Unlike single carrier-frequency division multiple access (SC-FDMA), just combining discrete Fourier transform (DFT) spreading and filter bank multicarrier with offset quadrature amplitude modulation (FBMC-OQAM) results in only marginal peak to average power ratio (PAPR) reduction. To utilize the single carrier effect of DFT spreading, a special condition of the coefficients at each subcarrier’s in-phase and quadrature-phase (IQ) channels should be satisfied. As a starting point, we first derive this condition, which we call the identically-time-shifted-multicarrier (ITSM) condition.
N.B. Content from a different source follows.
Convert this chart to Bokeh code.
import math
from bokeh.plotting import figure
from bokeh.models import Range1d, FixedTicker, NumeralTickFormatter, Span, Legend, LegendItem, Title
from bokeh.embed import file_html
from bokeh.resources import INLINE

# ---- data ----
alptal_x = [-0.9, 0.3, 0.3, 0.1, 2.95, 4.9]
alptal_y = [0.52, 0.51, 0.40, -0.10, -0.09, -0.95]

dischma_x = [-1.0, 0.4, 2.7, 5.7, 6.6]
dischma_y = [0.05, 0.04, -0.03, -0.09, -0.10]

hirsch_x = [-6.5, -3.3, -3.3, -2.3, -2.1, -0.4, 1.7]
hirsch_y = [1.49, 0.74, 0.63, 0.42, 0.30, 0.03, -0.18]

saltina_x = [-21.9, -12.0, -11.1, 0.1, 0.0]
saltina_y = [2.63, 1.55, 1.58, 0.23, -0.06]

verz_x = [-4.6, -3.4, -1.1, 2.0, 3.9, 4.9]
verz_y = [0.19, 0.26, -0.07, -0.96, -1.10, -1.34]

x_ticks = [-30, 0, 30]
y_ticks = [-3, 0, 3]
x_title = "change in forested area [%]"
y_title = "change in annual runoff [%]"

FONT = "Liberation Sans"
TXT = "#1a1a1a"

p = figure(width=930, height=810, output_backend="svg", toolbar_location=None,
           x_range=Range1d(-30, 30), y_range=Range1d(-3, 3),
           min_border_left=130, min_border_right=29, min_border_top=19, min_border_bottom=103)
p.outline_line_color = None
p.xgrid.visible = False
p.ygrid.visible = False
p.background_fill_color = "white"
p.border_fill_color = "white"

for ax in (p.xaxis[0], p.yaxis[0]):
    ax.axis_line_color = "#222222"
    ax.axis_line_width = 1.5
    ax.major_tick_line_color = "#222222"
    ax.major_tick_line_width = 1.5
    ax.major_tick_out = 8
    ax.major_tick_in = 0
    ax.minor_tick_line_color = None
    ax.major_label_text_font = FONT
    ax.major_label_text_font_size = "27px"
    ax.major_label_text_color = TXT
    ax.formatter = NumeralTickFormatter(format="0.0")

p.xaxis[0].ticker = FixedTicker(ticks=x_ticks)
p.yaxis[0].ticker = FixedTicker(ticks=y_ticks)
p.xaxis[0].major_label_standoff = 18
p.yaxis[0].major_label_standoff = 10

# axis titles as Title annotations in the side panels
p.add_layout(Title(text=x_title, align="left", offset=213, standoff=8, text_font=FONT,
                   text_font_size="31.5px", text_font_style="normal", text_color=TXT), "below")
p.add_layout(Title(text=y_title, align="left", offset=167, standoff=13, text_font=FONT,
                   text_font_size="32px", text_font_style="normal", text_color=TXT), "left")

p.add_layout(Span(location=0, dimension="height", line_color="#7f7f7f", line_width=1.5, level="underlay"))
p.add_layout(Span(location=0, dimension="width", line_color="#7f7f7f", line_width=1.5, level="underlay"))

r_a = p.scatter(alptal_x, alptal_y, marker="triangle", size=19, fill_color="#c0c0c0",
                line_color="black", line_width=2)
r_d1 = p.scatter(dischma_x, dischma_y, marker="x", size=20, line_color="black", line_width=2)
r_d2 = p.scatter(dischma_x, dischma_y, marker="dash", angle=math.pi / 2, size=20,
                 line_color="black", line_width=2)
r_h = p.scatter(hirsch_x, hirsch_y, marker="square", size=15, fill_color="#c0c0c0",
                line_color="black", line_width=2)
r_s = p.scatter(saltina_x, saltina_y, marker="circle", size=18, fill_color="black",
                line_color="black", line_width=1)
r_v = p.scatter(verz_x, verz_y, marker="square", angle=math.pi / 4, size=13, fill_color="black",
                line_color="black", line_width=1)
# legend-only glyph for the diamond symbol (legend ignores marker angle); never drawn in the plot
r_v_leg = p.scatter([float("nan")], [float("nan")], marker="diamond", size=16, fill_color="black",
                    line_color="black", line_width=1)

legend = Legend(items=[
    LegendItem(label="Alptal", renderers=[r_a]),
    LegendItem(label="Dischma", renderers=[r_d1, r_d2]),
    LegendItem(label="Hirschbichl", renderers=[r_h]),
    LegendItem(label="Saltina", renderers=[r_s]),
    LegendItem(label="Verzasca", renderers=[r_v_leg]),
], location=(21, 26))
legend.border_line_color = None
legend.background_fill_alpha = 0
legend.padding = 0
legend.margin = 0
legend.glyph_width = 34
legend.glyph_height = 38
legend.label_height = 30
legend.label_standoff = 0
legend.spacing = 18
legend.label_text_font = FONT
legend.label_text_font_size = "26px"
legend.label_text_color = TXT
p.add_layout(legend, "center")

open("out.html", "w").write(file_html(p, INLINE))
Then, based on this condition, we propose a new type of FBMC for low PAPR. The main features of the proposed scheme are summarized as follows. First, in order to further enhance the amount of PAPR reduction, we generate the four candidate versions of the DFT-spread and ITSM-conditioned FBMC waveform and select the one with minimum peak power. Even with multiple candidate generation, the major computation parts, such as DFT and IDFT are shared and need to be performed only once, unlike the conventional side information (SI)-based PAPR reduction schemes. Consequently, with a fractional complexity overhead compared with the previous DFT-spread FBMC, the proposed scheme achieves a PAPR reduction comparable to that of SC-FDMA. Second, the proposed scheme transmits only two bit SI per data block consisting of multiple FBMC-OQAM symbols. Hence, the SI overhead is significantly low compared with the usual SI-based schemes, such as selective mapping or partial transmit sequence.